The confidence score is calculated by determining the probability of falsely accusing a scanner of being responsible for an attack.

5.2 Results

Out of 1,351,852 recorded attacks, 58% could be attributed with a confidence level of 99.9% or higher, and 47% could be attributed with a confidence level of 99.999% or higher.

6. Mapping Scan Infrastructure to Attacker Infrastructure

The main question: Are the systems used to perform scans also used to carry out subsequent attacks? Do attackers reuse their scanning infrastructure to launch attacks?

6.1 Methodology

Because of the spoofed IP addresses, it is difficult to determine the original packet source in amplification attacks.
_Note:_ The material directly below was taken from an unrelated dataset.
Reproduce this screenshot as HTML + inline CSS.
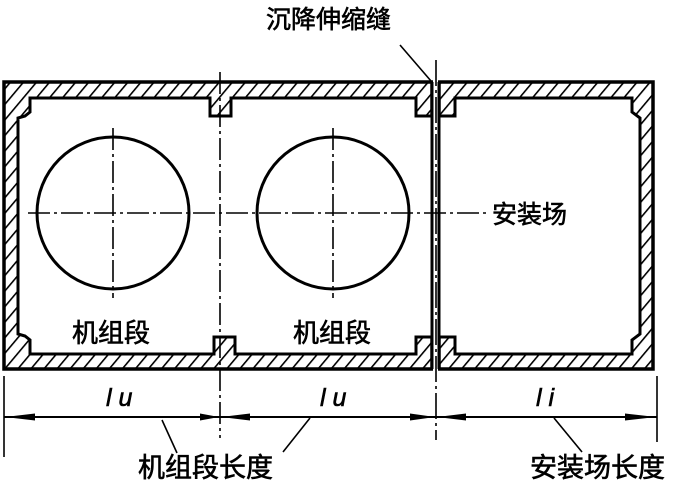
<!DOCTYPE html>
<html><head><meta charset="utf-8"><style>
html,body{margin:0;padding:0;background:#fff}
svg{display:block}
text{font-family:"Liberation Sans","Noto Sans CJK SC",sans-serif;fill:#000}
</style></head><body>
<svg width="675" height="491" viewBox="0 0 675 491" xmlns="http://www.w3.org/2000/svg">
<defs>
<pattern id="h" patternUnits="userSpaceOnUse" width="10" height="10" patternTransform="rotate(40)">
<rect width="10" height="10" fill="#fff"/>
<line x1="0" y1="0" x2="0" y2="10" stroke="#000" stroke-width="3.2"/>
</pattern>
</defs>
<rect x="4" y="82" width="428" height="287" fill="url(#h)" stroke="#000" stroke-width="3.5"/>
<rect x="439" y="82" width="214" height="287" fill="url(#h)" stroke="#000" stroke-width="3.5"/>
<path d="M30,98 L210,98 L210,116 L231,116 L231,98 L416,98 L416,116 L432,116 L432,98
 L439,98 L439,116 L455,116 L455,98 L632,98 L632,112 L640,118 L640,334 L632,340 L632,354
 L455,354 L455,337 L439,337 L439,354 L432,354 L432,337 L416,337 L416,354
 L235,354 L235,337 L214,337 L214,354 L30,354 L30,340 L25,336 L18,334 L18,118 L25,116 L30,112 Z"
 fill="#fff" stroke="#000" stroke-width="3" stroke-linejoin="miter"/>
<rect x="433" y="80" width="5" height="292" fill="#fff"/>
<line x1="432" y1="82" x2="432" y2="369" stroke="#000" stroke-width="3"/>
<line x1="439" y1="82" x2="439" y2="369" stroke="#000" stroke-width="3"/>
<circle cx="113" cy="213" r="76" fill="none" stroke="#000" stroke-width="3"/>
<circle cx="333" cy="213" r="76" fill="none" stroke="#000" stroke-width="3"/>
<g stroke="#000" stroke-width="1.6" fill="none">
<line x1="28" y1="213" x2="488" y2="213" stroke-dasharray="22,4,3,4"/>
<line x1="113" y1="128" x2="113" y2="298" stroke-dasharray="22,4,3,4"/>
<line x1="333" y1="128" x2="333" y2="298" stroke-dasharray="22,4,3,4"/>
<line x1="220" y1="72" x2="220" y2="438" stroke-dasharray="22,4,3,4"/>
<line x1="436" y1="60" x2="436" y2="440" stroke-dasharray="26,4,3,4"/>
<line x1="4" y1="376" x2="4" y2="457"/>
<line x1="657" y1="376" x2="657" y2="442"/>
<line x1="4" y1="417" x2="657" y2="417" stroke-width="2"/>
<line x1="400" y1="45" x2="431" y2="81"/>
<line x1="162" y1="420" x2="177" y2="453"/>
<line x1="310" y1="418" x2="283" y2="452"/>
<line x1="554" y1="418" x2="582" y2="452"/>
</g>
<g fill="#000">
<path d="M5,417 L35,413.5 L35,420.5 Z"/>
<path d="M219,417 L200,413.5 L200,420.5 Z"/>
<path d="M221,417 L250,413.5 L250,420.5 Z"/>
<path d="M435,417 L410,413.5 L410,420.5 Z"/>
<path d="M437,417 L466,413.5 L466,420.5 Z"/>
<path d="M656,417 L625,413.5 L625,420.5 Z"/>
</g>
<g stroke="#000" stroke-width="0.6">
<text x="266" y="28" font-size="25">沉降伸缩缝</text>
<text x="492" y="223" font-size="25">安装场</text>
<text x="72" y="342" font-size="26">机组段</text>
<text x="293" y="342" font-size="26">机组段</text>
<text x="106" y="406" font-size="25" font-style="italic" font-family="Liberation Serif">l u</text>
<text x="320" y="406" font-size="25" font-style="italic" font-family="Liberation Serif">l u</text>
<text x="536" y="406" font-size="25" font-style="italic" font-family="Liberation Serif">l i</text>
<text x="138" y="477" font-size="27">机组段长度</text>
<text x="530" y="477" font-size="27">安装场长度</text>
</g>
</svg>
</body></html>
To address this, the authors use the time-to-live (TTL) field in packet headers. The TTL is initially set to a high value when the packet is sent and is decremented with each hop. Thus, the difference between the initial TTL and the received TTL can be used to estimate the route length between the sender and receiver.

However, the authors do not have access to the sender’s initial TTL value. Instead, they observe packet traffic from multiple points in the network using their honeypots. This allows them to measure the path length between the honeypots and the packet origin. By hypothesizing that packets from the same source will have similar hop distances, they can approximate the packet origin.